Lira também teceu críticas a medidas do governo que foram rejeitadas pelo Congresso no ano passado. Ele citou a reoneração de setores da economia e o Perse (Programa Emergencial de Retomada do Setor de Eventos).

No fim de dezembro, o governo editou uma medida provisória que reonera a folha de pagamentos de setores da economia (dias após o Congresso ter derrubado veto presidencial que tratava do tema). Isso gerou fortes queixas entre deputados e senadores, que acusaram o governo de insistir numa política que já tinha sido rejeitada em votação pelo Parlamento. A mesma medida extinguiu o Perse.

"Conquistas como a desoneração e o Perse não podem retroceder sem uma ampla discussão com esse Parlamento", disse Lira.

Em ano apertado pelas eleições municipais, quando tradicionalmente o Congresso fica mais esvaziado durante o processo eleitoral, os parlamentares deverão priorizar, novamente, pautas econômicas, a exemplo do que ocorreu em 2023.

Lira também afirmou que "errará grosseiramente" quem apostar numa inércia da Câmara em 2024, em razão das eleições municipais e das "especulações" de quem irá sucedê-lo na presidência da Câmara, "que ocorre apenas em 2025". "Errará ainda mais quem apostar na omissão desta Casa em razão de uma suposta disputa política entre a Câmara dos Deputados e o Poder Executivo", completou.

As declarações ocorrem num momento em que há uma escalada de tensões com Padilha, que, na sessão desta segunda, estava a apenas uma cadeira de Lira na mesa principal do plenário da Câmara.
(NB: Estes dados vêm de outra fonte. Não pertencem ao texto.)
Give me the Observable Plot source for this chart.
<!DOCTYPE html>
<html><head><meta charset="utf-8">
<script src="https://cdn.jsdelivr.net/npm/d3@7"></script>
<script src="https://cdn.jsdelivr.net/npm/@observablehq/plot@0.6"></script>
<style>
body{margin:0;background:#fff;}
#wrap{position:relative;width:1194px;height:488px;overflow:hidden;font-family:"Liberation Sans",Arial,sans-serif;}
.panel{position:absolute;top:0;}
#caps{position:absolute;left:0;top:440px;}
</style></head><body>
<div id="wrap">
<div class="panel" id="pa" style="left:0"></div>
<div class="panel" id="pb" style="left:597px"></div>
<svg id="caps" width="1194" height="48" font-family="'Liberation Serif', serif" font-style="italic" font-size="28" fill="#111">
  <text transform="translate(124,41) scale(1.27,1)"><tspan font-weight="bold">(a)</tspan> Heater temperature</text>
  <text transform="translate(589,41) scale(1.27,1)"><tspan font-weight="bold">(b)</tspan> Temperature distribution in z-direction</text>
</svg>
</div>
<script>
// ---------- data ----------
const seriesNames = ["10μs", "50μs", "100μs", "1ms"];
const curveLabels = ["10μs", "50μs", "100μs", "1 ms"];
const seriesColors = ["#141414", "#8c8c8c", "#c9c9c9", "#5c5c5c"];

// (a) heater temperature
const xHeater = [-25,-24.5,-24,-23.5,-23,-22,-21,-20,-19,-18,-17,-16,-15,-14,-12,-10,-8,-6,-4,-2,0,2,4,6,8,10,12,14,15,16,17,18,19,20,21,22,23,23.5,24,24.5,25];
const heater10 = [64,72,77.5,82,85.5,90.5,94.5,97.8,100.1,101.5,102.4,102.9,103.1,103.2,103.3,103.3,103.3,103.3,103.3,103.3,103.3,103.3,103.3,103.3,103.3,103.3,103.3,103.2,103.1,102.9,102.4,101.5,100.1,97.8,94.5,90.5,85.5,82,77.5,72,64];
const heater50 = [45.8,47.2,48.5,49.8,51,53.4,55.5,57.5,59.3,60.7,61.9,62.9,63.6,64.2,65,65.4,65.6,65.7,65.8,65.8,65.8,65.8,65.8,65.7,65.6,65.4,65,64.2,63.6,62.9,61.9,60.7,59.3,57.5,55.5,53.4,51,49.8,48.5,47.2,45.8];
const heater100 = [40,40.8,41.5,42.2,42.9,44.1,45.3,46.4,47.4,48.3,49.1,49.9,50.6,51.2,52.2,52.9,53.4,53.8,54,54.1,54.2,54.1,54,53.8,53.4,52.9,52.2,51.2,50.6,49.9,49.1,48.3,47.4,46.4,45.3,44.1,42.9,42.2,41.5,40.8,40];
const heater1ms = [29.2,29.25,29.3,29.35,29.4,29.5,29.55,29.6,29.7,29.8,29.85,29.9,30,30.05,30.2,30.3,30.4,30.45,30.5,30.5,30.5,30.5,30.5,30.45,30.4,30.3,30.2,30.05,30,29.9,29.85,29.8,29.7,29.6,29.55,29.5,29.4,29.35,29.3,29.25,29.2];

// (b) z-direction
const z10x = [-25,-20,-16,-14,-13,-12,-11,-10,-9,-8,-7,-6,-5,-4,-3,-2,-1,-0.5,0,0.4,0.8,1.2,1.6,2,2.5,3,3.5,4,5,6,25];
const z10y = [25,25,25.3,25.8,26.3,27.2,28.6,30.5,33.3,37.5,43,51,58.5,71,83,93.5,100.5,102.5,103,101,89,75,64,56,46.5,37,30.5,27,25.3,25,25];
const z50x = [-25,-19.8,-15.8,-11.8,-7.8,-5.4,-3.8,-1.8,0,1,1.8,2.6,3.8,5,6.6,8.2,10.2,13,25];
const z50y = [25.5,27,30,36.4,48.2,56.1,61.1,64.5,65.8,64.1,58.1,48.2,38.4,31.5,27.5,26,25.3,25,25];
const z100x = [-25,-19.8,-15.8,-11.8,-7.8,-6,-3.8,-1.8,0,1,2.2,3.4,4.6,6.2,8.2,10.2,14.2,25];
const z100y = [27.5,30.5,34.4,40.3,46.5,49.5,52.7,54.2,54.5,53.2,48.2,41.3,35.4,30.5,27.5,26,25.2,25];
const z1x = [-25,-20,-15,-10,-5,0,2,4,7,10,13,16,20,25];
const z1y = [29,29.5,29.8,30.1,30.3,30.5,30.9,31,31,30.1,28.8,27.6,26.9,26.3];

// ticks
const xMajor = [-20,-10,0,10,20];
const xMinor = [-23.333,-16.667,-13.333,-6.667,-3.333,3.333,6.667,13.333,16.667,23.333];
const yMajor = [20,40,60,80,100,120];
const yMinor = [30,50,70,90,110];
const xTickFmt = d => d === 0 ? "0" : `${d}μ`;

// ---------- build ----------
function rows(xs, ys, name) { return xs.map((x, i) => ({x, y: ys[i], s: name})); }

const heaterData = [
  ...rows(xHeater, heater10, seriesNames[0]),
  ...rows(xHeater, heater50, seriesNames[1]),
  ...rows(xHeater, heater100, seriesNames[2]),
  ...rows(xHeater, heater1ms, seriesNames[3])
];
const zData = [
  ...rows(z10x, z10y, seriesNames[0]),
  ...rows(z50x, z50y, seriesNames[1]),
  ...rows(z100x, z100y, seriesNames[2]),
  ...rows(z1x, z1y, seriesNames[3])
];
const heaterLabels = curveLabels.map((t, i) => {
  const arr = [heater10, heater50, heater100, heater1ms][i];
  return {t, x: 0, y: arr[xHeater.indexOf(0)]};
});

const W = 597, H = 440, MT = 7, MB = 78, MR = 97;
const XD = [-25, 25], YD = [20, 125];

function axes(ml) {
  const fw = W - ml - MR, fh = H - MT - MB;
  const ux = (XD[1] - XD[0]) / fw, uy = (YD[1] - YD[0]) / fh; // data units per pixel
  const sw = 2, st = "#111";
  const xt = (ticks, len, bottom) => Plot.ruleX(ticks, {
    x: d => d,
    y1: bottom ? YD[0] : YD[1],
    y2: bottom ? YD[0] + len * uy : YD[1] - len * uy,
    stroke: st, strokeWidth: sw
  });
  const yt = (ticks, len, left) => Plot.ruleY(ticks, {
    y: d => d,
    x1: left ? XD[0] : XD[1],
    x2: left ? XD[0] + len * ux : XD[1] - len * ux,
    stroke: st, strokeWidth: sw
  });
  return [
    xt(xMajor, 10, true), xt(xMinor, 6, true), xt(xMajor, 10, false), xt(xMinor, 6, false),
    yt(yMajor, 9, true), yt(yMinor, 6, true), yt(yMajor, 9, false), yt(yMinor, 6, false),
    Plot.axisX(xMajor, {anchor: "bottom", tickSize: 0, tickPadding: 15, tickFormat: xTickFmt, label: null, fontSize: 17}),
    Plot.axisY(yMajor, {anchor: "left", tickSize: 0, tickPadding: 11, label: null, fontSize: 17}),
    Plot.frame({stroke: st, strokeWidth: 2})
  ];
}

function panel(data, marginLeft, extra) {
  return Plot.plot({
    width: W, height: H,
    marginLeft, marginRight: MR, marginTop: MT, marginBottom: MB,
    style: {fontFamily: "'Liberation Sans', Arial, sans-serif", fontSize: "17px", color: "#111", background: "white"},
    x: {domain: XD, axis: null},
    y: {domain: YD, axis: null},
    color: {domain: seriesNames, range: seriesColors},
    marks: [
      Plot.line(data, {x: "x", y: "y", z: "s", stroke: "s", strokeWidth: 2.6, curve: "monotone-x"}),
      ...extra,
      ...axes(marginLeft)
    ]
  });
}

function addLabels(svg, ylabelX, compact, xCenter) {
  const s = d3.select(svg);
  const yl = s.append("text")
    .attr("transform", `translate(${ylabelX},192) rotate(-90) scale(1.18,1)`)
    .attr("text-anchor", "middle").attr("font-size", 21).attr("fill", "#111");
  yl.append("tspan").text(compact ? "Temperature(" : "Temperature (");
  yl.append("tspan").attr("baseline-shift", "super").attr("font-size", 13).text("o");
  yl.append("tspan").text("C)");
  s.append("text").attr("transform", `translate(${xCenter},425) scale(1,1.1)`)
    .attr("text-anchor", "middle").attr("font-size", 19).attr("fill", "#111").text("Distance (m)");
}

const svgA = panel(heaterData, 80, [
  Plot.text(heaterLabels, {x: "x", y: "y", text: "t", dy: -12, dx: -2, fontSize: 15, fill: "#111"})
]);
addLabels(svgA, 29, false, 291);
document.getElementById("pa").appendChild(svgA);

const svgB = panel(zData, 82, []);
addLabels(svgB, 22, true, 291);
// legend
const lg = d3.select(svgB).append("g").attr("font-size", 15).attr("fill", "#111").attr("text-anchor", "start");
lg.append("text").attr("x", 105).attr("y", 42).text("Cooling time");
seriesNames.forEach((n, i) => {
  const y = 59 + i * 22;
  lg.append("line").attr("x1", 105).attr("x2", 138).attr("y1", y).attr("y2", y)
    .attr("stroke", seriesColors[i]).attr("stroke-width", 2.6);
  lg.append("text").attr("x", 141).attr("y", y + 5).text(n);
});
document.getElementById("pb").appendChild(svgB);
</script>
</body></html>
Os dois estavam separados apenas pelo ministro Rui Costa (Casa Civil). Lula, assim como no ano passado, não compareceu ao evento (não é obrigatória a sua presença).
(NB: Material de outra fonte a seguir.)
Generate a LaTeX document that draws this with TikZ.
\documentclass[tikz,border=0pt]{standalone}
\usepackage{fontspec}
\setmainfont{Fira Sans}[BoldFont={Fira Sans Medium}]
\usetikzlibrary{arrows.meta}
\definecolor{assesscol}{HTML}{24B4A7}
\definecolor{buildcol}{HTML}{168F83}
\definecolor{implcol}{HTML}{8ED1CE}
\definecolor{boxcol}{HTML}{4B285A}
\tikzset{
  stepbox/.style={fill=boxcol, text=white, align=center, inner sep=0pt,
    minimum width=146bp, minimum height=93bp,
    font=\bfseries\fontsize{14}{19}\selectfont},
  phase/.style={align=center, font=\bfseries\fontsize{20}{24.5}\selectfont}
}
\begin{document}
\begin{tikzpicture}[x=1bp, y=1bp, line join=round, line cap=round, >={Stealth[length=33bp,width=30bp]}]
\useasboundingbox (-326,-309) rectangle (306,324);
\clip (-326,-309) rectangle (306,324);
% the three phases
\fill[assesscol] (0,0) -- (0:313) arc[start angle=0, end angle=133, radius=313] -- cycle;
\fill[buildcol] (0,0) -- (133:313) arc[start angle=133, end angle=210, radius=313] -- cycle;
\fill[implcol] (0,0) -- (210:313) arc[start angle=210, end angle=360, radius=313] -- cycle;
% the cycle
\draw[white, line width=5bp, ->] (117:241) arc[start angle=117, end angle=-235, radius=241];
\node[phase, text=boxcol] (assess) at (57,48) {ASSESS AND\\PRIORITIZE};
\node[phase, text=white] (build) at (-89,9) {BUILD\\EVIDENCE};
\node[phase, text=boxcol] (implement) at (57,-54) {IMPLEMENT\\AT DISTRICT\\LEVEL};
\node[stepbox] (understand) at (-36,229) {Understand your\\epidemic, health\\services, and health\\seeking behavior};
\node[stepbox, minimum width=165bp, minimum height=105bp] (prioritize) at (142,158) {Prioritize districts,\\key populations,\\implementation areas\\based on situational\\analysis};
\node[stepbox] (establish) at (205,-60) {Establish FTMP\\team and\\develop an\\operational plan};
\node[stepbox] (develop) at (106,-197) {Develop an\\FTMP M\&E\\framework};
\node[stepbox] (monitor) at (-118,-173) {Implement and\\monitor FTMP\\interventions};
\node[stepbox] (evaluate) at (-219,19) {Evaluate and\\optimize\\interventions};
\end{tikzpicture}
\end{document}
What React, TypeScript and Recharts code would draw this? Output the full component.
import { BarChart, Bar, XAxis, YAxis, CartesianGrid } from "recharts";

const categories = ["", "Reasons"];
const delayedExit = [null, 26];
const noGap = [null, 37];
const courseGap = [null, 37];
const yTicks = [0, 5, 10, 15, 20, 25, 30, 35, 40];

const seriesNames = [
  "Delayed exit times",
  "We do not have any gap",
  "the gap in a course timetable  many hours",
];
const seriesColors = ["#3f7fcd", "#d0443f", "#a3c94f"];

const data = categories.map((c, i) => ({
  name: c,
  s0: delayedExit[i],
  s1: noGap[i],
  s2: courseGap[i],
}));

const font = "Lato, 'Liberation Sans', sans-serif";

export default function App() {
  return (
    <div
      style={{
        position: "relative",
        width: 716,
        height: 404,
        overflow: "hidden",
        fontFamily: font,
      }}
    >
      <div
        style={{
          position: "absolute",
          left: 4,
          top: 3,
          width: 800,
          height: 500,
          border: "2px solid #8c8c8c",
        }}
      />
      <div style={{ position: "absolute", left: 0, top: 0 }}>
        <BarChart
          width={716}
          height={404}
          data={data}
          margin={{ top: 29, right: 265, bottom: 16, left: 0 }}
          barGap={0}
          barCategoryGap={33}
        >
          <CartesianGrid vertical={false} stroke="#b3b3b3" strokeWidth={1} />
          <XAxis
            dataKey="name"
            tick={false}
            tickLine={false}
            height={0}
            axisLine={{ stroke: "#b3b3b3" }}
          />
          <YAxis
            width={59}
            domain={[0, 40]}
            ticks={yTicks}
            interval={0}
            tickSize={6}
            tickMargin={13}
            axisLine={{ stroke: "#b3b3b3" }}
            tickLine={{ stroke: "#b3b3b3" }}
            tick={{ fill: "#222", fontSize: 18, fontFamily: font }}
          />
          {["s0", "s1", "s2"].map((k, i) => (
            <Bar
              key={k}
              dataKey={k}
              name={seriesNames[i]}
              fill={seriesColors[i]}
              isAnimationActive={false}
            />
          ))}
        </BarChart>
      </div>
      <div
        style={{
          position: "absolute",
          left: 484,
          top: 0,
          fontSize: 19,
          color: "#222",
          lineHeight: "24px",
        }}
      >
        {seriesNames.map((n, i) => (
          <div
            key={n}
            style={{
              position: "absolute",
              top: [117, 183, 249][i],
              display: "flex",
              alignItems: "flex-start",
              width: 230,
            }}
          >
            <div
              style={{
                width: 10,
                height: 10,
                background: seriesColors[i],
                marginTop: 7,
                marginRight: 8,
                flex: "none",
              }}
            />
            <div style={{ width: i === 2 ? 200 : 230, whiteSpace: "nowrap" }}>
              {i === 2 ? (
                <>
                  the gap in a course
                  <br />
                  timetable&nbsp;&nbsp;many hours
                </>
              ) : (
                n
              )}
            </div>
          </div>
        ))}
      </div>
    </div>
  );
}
O presidente do Senado, Rodrigo Pacheco (PSD-MG), também discursou nesta segunda.

Em sua fala, Pacheco disse que o Congresso irá trabalhar para "aprimorar a maneira como atuam os Poderes (...) sempre prezando pelo diálogo e respeito mútuo" e disse que é dever do Congresso manter uma postura de "equilíbrio e imparcialidade". "Nosso compromisso transcende as fronteiras partidárias e ideológicas."
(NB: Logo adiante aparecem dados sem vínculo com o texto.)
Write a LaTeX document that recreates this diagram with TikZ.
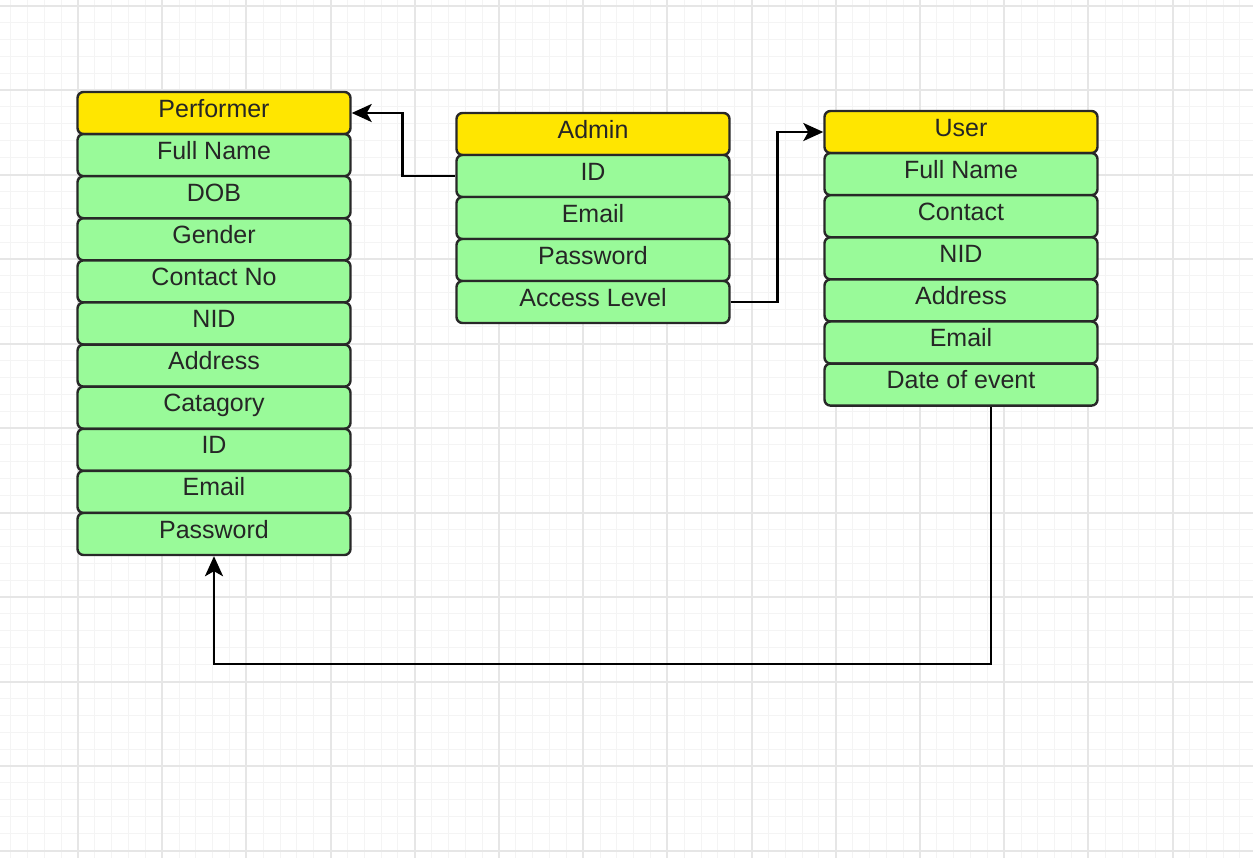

Pacheco disse também que os parlamentares estão atentos à reformulação do sistema eleitoral e que combaterão "privilégios", citando o Judiciário.

"Combateremos privilégios e discutiremos temas muito relevantes, como decisões judiciais monocráticas, mandatos de ministros do Supremo Tribunal Federal e reestruturação de carreiras jurídicas, considerando as especificidades e a dedicação exclusiva inerentes ao Poder Judiciário", afirmou.

No ano passado, Pacheco abraçou a pauta anti-STF da oposição e colocou em debate temas que incomodam a corte. Foi aprovado pelo Senado em novembro, por exemplo, uma PEC (proposta de emenda à Constituição) que limita decisões individuais de ministros da corte.

Ele disse ainda que é preciso fortalecer a autonomia parlamentar e que "proteger os mandatos parlamentares é proteger as liberdades".

As declarações ocorrem num momento em que parlamentares da oposição e do centrão cobram respostas de Pacheco e Lira às operações da PF (Polícia Federal) que resultaram em buscas e apreensões em gabinetes de parlamentares. "Proteger a tão necessária liberdade de expressão, que não se confunde com liberdade de agressão", disse Pacheco.

O presidente do Senado destacou projetos que deverão ser prioritários neste ano, entre eles a regulamentação da reforma tributária e pautas relacionadas à transição energética e à segurança pública, além da regulação da inteligência artificial e das plataformas de redes digitais, que ele classificou como sendo "imperativo".

Apesar da pressão de Lira e de cúpulas da Câmara contra a permanência de Padilha na Esplanada, Lula indicou a aliados que não trocará o ministro da SRI (Secretaria de Relações Institucionais). Aliados dos dois políticos afirmam que eles deverão se encontrar com o retorno das atividades parlamentares (apesar de não haver uma data marcada).

Por outro lado, nos últimos dias Lula fez uma série de gestos a Pacheco e ao vice-presidente da Câmara, o deputado Marcos Pereira (Republicanos-SP), que é um dos nomes cotados para suceder Lira na presidência da Casa em 2025 e que busca apoio do Executivo.

O petista já sinalizou que sua intenção é apoiar a candidatura de Pacheco ao governo de Minas em 2026 e, segundo aliados do petista, ele espera contar com apoio do parlamentar para postergar até meados de março a convocação de sessão do Congresso em que deverão ser votados os vetos presidenciais ao Orçamento de 2024.

Membros da SRI e o próprio Padilha vêm destacando que, apesar das críticas de Lira, houve um aumento no empenho de emendas parlamentares no ano passado, em comparação a 2022.

Segundo cálculos da pasta, foram empenhados R$34,5 bilhões —o que representa mais que o dobro dos R$ 16,8 bilhões registrados no último ano do governo Bolsonaro.

Integrantes do governo atribuem as críticas de Lira a uma disputa maior, pelo controle do orçamento, depois de os parlamentares terem perdido as chamadas emendas de relator. No final de 2022, o STF declarou-as inconstitucionais, irritando ao Congresso, sobretudo Lira, que era um dos que controlavam essa fatia de recursos públicos.